RECORDED DATA
┌──

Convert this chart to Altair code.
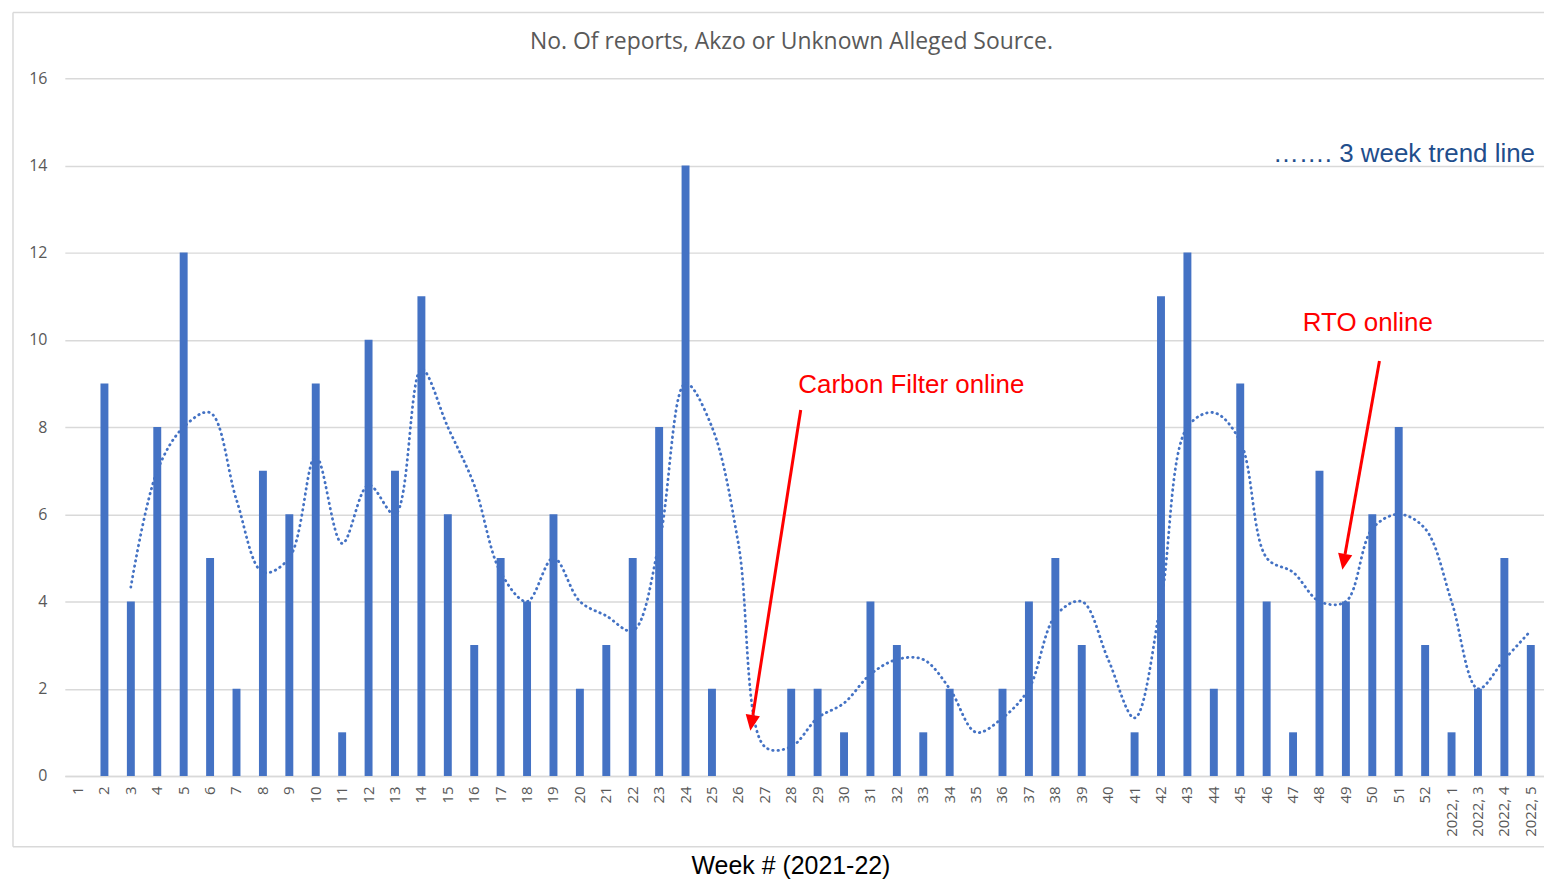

└──
┌──

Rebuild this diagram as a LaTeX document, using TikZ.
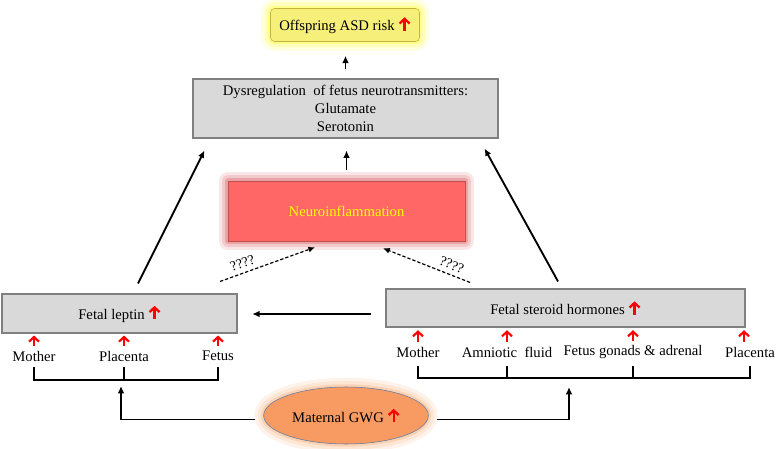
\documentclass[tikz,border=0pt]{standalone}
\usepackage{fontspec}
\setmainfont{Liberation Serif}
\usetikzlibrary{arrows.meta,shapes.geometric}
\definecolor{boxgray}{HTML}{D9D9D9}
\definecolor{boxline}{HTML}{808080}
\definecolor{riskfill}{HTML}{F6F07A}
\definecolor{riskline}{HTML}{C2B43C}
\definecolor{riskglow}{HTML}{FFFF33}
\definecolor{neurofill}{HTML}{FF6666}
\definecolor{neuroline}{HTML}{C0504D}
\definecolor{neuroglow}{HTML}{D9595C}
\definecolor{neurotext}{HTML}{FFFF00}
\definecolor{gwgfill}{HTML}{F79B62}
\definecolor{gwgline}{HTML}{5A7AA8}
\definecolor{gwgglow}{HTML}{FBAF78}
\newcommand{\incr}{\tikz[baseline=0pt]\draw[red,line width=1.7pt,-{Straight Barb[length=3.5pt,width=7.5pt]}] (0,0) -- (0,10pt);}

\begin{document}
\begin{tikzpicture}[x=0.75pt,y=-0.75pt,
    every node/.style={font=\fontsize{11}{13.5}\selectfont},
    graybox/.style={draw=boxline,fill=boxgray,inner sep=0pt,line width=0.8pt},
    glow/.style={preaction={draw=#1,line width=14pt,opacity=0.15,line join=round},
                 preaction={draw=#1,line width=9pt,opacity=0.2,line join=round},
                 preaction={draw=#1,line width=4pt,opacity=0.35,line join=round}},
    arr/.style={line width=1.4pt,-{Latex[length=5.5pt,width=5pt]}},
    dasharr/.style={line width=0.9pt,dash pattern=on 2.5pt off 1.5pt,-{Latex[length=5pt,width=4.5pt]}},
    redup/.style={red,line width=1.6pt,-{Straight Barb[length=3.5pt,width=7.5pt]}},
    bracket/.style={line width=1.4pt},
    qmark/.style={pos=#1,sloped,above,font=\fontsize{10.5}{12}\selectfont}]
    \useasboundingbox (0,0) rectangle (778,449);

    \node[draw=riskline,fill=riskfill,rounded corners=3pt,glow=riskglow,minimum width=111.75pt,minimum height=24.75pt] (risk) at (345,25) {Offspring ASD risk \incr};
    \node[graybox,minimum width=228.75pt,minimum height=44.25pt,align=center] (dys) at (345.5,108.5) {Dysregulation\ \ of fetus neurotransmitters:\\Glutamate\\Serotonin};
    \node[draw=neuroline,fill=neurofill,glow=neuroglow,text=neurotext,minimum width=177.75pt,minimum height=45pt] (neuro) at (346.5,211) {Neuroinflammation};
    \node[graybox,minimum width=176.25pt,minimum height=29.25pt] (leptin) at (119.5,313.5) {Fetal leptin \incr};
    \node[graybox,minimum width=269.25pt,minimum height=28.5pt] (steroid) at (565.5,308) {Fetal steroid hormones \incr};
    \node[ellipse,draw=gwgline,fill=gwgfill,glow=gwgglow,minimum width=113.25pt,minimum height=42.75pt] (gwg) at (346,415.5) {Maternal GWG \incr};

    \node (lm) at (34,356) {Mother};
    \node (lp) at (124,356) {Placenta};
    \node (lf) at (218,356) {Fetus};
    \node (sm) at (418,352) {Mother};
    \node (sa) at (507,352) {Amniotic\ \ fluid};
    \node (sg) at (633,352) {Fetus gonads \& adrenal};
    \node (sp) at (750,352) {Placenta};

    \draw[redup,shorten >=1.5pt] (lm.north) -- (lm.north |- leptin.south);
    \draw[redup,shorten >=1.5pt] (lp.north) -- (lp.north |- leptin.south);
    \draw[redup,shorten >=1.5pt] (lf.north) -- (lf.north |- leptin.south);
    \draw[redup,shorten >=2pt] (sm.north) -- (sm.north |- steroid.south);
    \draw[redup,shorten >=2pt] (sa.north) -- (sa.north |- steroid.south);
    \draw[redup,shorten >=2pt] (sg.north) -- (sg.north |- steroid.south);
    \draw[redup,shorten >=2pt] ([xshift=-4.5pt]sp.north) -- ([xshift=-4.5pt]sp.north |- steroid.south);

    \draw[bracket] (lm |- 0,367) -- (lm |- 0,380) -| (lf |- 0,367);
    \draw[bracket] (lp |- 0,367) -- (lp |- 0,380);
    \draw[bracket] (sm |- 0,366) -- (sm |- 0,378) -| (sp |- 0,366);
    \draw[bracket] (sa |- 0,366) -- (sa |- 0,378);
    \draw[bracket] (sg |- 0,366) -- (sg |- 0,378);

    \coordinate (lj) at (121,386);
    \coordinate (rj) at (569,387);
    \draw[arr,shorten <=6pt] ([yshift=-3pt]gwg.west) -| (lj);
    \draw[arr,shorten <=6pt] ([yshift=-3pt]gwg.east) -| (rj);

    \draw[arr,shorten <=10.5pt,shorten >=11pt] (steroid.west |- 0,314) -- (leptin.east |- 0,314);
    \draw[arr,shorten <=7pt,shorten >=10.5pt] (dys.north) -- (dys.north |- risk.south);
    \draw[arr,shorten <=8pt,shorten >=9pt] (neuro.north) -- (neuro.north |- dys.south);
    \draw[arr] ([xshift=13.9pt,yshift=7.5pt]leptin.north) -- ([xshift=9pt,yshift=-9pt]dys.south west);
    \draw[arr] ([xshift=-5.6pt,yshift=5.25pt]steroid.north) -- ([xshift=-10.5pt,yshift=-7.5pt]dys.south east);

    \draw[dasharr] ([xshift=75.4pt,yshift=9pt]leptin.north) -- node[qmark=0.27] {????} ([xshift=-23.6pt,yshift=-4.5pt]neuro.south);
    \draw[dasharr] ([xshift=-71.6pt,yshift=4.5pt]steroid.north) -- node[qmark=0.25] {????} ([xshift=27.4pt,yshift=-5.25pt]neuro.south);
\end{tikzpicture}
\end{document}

└──
┌──

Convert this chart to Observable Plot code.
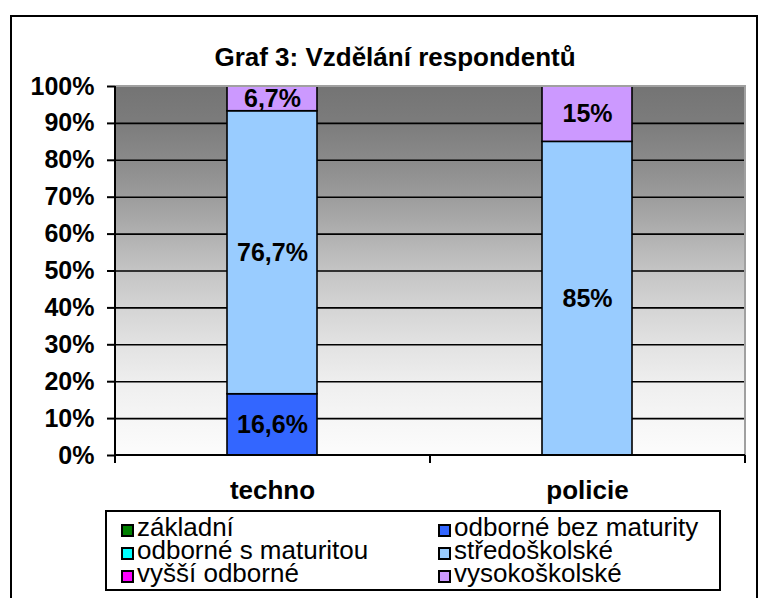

└──

TO DO
Reproduce each line of the entries in which the word "chart" is found.

OUTPUT
Convert this chart to Altair code.
Convert this chart to Observable Plot code.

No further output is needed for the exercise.